The New Zealand National College has stopped teaching four business courses after an investigation found assessment and moderation issues.
The New Zealand Qualifications Authority (NZQA) found instances where business tutors at the college gave students the wrong marks Radio New Zealand reported that NZQA assessors disagreed with 80 percent of the grades they double-checked in two courses at the college in September last year.
NZQA’s deputy chief executive for quality assurance, Grant Klinkum, told RNZ they had “found poor quality assessment, examples of plagiarism and spin-botting,” the latter referring to the use of computer programmes that hide plagiarism. He also said the college had poor record-keeping and was not keeping to its schedule for assessment and moderation.
More than 300 international students affected by the course closures are being transferred to an alternative tertiary provider.

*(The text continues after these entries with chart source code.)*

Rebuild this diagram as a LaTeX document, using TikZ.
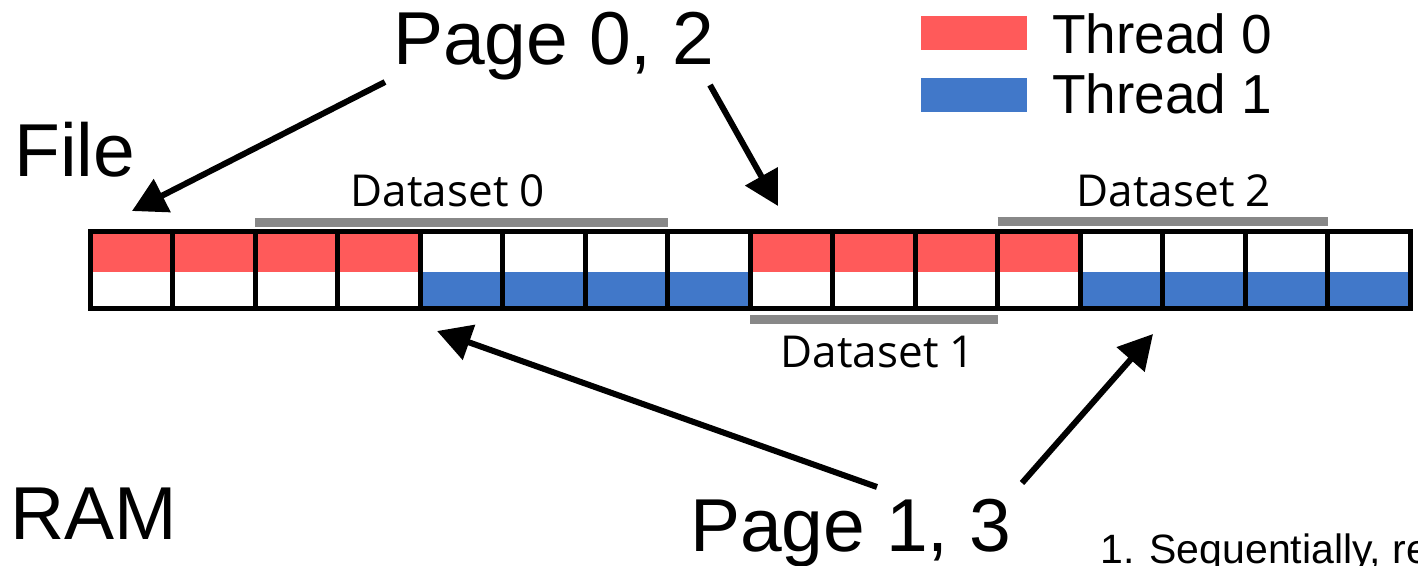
\documentclass[tikz,border=0pt]{standalone}
\usepackage{fontspec}
\setmainfont{Liberation Sans}
\newfontfamily\dsfont{Open Sans}
\usetikzlibrary{arrows.meta}
\definecolor{tred}{HTML}{FF5A5A}
\definecolor{tblue}{HTML}{4178C9}
\definecolor{dsgray}{HTML}{888888}
\begin{document}
\begin{tikzpicture}[x=1pt,y=-1pt,
  big/.style={anchor=base west,inner sep=0pt,font=\fontsize{75}{82}\selectfont},
  legtext/.style={anchor=base west,inner sep=0pt,font=\fontsize{55}{62}\selectfont},
  dslabel/.style={anchor=base,inner sep=0pt,font=\dsfont\fontsize{44}{50}\selectfont},
  note/.style={anchor=base west,inner sep=0pt,font=\fontsize{41}{48}\selectfont},
  cell/.style={draw=black,line width=5pt,minimum width=82.5pt,minimum height=77pt,inner sep=0pt},
  legbox/.style={minimum width=106pt,minimum height=34pt,inner sep=0pt,anchor=north west},
  dsline/.style={draw=dsgray,line width=9pt},
  arr/.style={line width=6pt,-{Triangle[length=34pt,width=36pt]},line join=round}]
\useasboundingbox (0,0) rectangle (1418,565);
% fills
\foreach \i in {1,2,3,4,9,10,11,12}{
  \fill[tred] ({90+82.5*(\i-1)},231) rectangle ++(82.5,41);
}
\foreach \i in {5,6,7,8,13,14,15,16}{
  \fill[tblue] ({90+82.5*(\i-1)},272) rectangle ++(82.5,36);
}
% cell borders
\foreach \i in {1,...,16}{
  \node[cell] (c\i) at ({90+82.5*(\i-0.5)},269.5) {};
}
% dataset bars
\draw[dsline] (255,222) -- (667.5,222);
\draw[dsline] (750,319) -- (997.5,319);
\draw[dsline] (997.5,221) -- (1327.5,221);
\node[dslabel] (d0) at (448,206) {Dataset 0};
\node[dslabel] (d1) at (878,367) {Dataset 1};
\node[dslabel] (d2) at (1174,206) {Dataset 2};
% big labels
\node[big] (p02) at (393,64) {Page 0, 2};
\node[big] (p13) at (690,551) {Page 1, 3};
\node[big] (file) at (14,176) {File};
\node[big] (ram) at (10,539) {RAM};
% legend
\node[legbox,fill=tred] (l0) at (921,16) {};
\node[legbox,fill=tblue] (l1) at (921,78) {};
\node[legtext] (t0) at (1052,53) {Thread 0};
\node[legtext] (t1) at (1052,113) {Thread 1};
% note
\node[note] (n1) at (1100,563) {1. Sequentially, re};
% arrows
\coordinate (a1s) at (385,82);  \coordinate (a1e) at (132,211);
\coordinate (a2s) at (710,85);  \coordinate (a2e) at (778,206);
\coordinate (a3s) at (877,487); \coordinate (a3e) at (437,331);
\coordinate (a4s) at (1022,483); \coordinate (a4e) at (1153,334);
\draw[arr] (a1s) -- (a1e);
\draw[arr] (a2s) -- (a2e);
\draw[arr] (a3s) -- (a3e);
\draw[arr] (a4s) -- (a4e);
\end{tikzpicture}
\end{document}
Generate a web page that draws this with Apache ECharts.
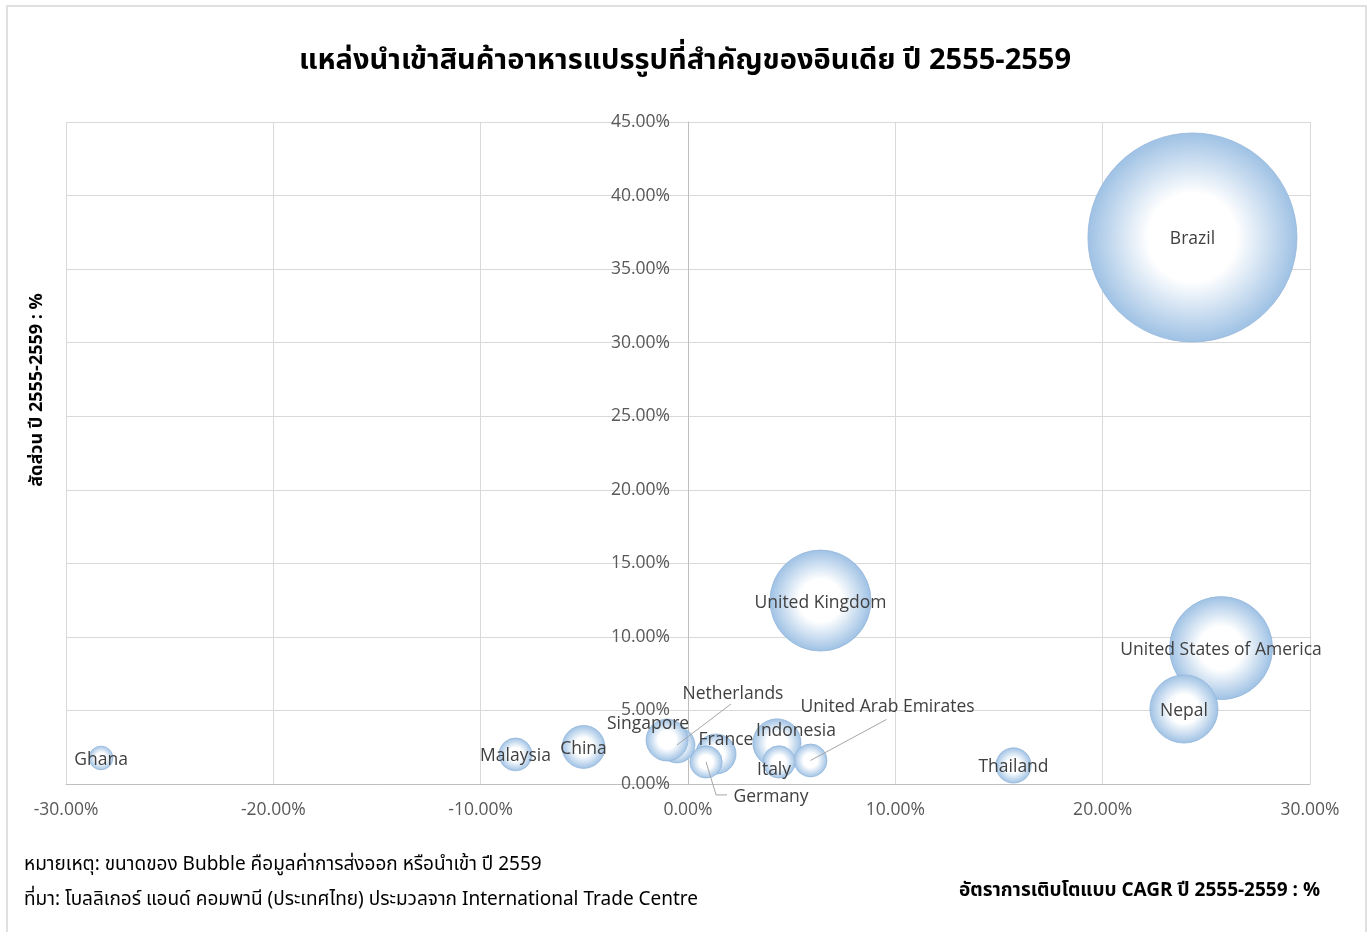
<!DOCTYPE html>
<html>
<head>
<meta charset="utf-8">
<title>แหล่งนำเข้าสินค้าอาหารแปรรูปที่สำคัญของอินเดีย</title>
<script src="https://cdn.jsdelivr.net/npm/echarts@6/dist/echarts.min.js"></script>
<style>
  html, body { margin: 0; padding: 0; background: #fff; }
  #chart { width: 1370px; height: 932px; }
</style>
</head>
<body>
<div id="chart"></div>
<script>
// Importing countries, CAGR 2555-2559 (%), share 2555-2559 (%), import value 2559 (bubble size)
const countries = ['Brazil', 'United Kingdom', 'United States of America', 'Nepal', 'Thailand',
  'Indonesia', 'United Arab Emirates', 'Italy', 'France', 'Germany', 'Netherlands',
  'Singapore', 'China', 'Malaysia', 'Ghana'];
const cagr = [24.33, 6.39, 25.71, 23.92, 15.70, 4.29, 5.91, 4.39, 1.35, 0.87, -0.53, -1.01, -5.04, -8.32, -28.31];
const share = [37.15, 12.47, 9.24, 5.10, 1.26, 2.79, 1.60, 1.50, 2.04, 1.50, 2.65, 2.99, 2.52, 2.01, 1.77];
const importValue = [1092, 255, 265, 116, 31, 58, 27, 26, 40, 26, 32, 44, 46, 27, 14];

const xTicks = [-30, -20, -10, 0, 10, 20, 30];
const yTicks = [0, 5, 10, 15, 20, 25, 30, 35, 40, 45];

// label placement for crowded bubbles (pixel offsets from the bubble centre)
const labelShift = {
  'Singapore': [-19, -16],
  'Netherlands': [56, -51],
  'France': [10, -14],
  'Indonesia': [19, -12],
  'Italy': [-5, 8],
  'United Arab Emirates': [77, -53],
  'Germany': [65, 35]
};
// leader-line bends, relative to the bubble centre
const leaderPath = {
  'Netherlands': [[54, -41]],
  'United Arab Emirates': [[76, -41]],
  'Germany': [[10, 33], [21, 33]]
};

const maxValue = Math.max.apply(null, importValue);
const maxDiameter = 209;

const GRID_LEFT = 66, GRID_RIGHT = 60;
const CHART_W = 1370;

const thaiFont = '"Noto Sans Thai", "Liberation Sans", Arial, sans-serif';
const labelFont = '"Open Sans", "Noto Sans", sans-serif';

const bubbleFill = {
  type: 'radial', x: 0.5, y: 0.5, r: 0.5,
  colorStops: [
    { offset: 0, color: '#ffffff' },
    { offset: 0.42, color: '#ffffff' },
    { offset: 1, color: '#9ec1e4' }
  ]
};

const data = countries.map(function (name, i) {
  return { name: name, value: [cagr[i], share[i], importValue[i]] };
});

// the value axis crosses the category axis at x = 0
const plotW = CHART_W - GRID_LEFT - GRID_RIGHT;
const zeroOffset = plotW * (0 - xTicks[0]) / (xTicks[xTicks.length - 1] - xTicks[0]);

const pctFmt = function (v) { return v.toFixed(2) + '%'; };

const chart = echarts.init(document.getElementById('chart'), null, { renderer: 'canvas' });

const baseGraphics = [
  {
    type: 'rect',
    shape: { x: 7, y: 6, width: 1359, height: 940 },
    style: { fill: 'none', stroke: '#e0e0e0', lineWidth: 2 },
    silent: true
  },
  {
    type: 'text',
    x: 38, y: 390,
    rotation: Math.PI / 2,
    style: {
      text: 'สัดส่วน ปี 2555-2559 : %',
      fontFamily: thaiFont, fontSize: 18, fontWeight: 'bold', fill: '#000',
      align: 'center', verticalAlign: 'middle'
    }
  },
  {
    type: 'text',
    x: 24, y: 866,
    style: {
      text: 'หมายเหตุ: ขนาดของ Bubble คือมูลค่าการส่งออก หรือนำเข้า ปี 2559',
      fontFamily: thaiFont, fontSize: 19, fill: '#000',
      align: 'left', verticalAlign: 'middle'
    }
  },
  {
    type: 'text',
    x: 24, y: 901,
    style: {
      text: 'ที่มา: โบลลิเกอร์ แอนด์ คอมพานี (ประเทศไทย) ประมวลจาก International Trade Centre',
      fontFamily: thaiFont, fontSize: 19, fill: '#000',
      align: 'left', verticalAlign: 'middle'
    }
  },
  {
    type: 'text',
    x: 1320, y: 892,
    style: {
      text: 'อัตราการเติบโตแบบ CAGR ปี 2555-2559 : %',
      fontFamily: thaiFont, fontSize: 19, fontWeight: 'bold', fill: '#000',
      align: 'right', verticalAlign: 'middle'
    }
  }
];

chart.setOption({
  backgroundColor: '#ffffff',
  animation: false,
  title: {
    text: 'แหล่งนำเข้าสินค้าอาหารแปรรูปที่สำคัญของอินเดีย ปี 2555-2559',
    left: 'center',
    top: 44,
    textStyle: { fontFamily: thaiFont, fontSize: 29, fontWeight: 'bold', color: '#000' }
  },
  grid: { left: GRID_LEFT, right: GRID_RIGHT, top: 122, bottom: 148, containLabel: false, outerBoundsMode: 'none' },
  xAxis: {
    type: 'value',
    min: xTicks[0],
    max: xTicks[xTicks.length - 1],
    interval: 10,
    axisLine: { show: true, onZero: false, lineStyle: { color: '#bfbfbf' } },
    axisTick: { show: false },
    axisLabel: { margin: 17, color: '#595959', fontFamily: labelFont, fontSize: 17.5, formatter: pctFmt },
    splitLine: { show: true, lineStyle: { color: '#d9d9d9', width: 1 } }
  },
  yAxis: {
    type: 'value',
    min: yTicks[0],
    max: yTicks[yTicks.length - 1],
    interval: 5,
    offset: -zeroOffset,
    axisLine: { show: true, onZero: false, lineStyle: { color: '#bfbfbf' } },
    axisTick: { show: false },
    axisLabel: { margin: 18, color: '#595959', fontFamily: labelFont, fontSize: 17.5, formatter: pctFmt },
    splitLine: { show: true, lineStyle: { color: '#d9d9d9', width: 1 } }
  },
  series: [{
    type: 'scatter',
    data: data,
    z: 3,
    symbolSize: function (val) { return maxDiameter * Math.sqrt(val[2] / maxValue); },
    itemStyle: { color: bubbleFill, borderColor: '#94b6da', borderWidth: 0.8, opacity: 1 },
    label: {
      show: true,
      position: 'inside',
      formatter: '{b}',
      color: '#404040',
      fontFamily: labelFont,
      fontSize: 17.5
    },
    labelLayout: function (p) {
      const s = labelShift[countries[p.dataIndex]];
      return s ? { dx: s[0], dy: s[1] } : { dy: 2 };
    },
    emphasis: { disabled: true }
  }],
  graphic: baseGraphics
});

// leader lines from the bubble centres (through the chart's own scales) to their shifted labels
const leaders = Object.keys(leaderPath).map(function (name) {
  const i = countries.indexOf(name);
  const c = chart.convertToPixel({ seriesIndex: 0 }, [cagr[i], share[i]]);
  const pts = [c].concat(leaderPath[name].map(function (d) { return [c[0] + d[0], c[1] + d[1]]; }));
  return {
    type: 'polyline',
    z: 100,
    shape: { points: pts },
    style: { stroke: '#a6a6a6', lineWidth: 1, fill: 'none' },
    silent: true
  };
});
chart.setOption({ graphic: baseGraphics.concat(leaders) });
</script>
</body>
</html>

The students will be re-tested before they start at their new education provider to ensure their English is sufficient for their level of study and to check that they should keep the credits that the college had already awarded them.
New Zealand National College will be required to pay for the cost of any re-testing, English language testing or re-teaching.
“Having paid extortionate fees, students coming to New Zealand understandably want to pass their course and NZQA’s investigation suggests the New Zealand National College was happy to oblige. We are worried that the college was putting students’ education and future careers in peril just to ensure they had successful completion rates,” Sandra Grey, TEU national president, said.
The four course closures come just one week after NZQA cancelled the registration of another private institution, Linguis International. Three private providers have now lost their registration in the past 10 months.
“The litany of failures in for-profit education that hangs over National’s time in office shows that turning tertiary education into a market just does not work. Private companies are being subsidised to cut corners so they can maximise their profits instead of dedicating themselves to giving students the best possible education,” Grey said.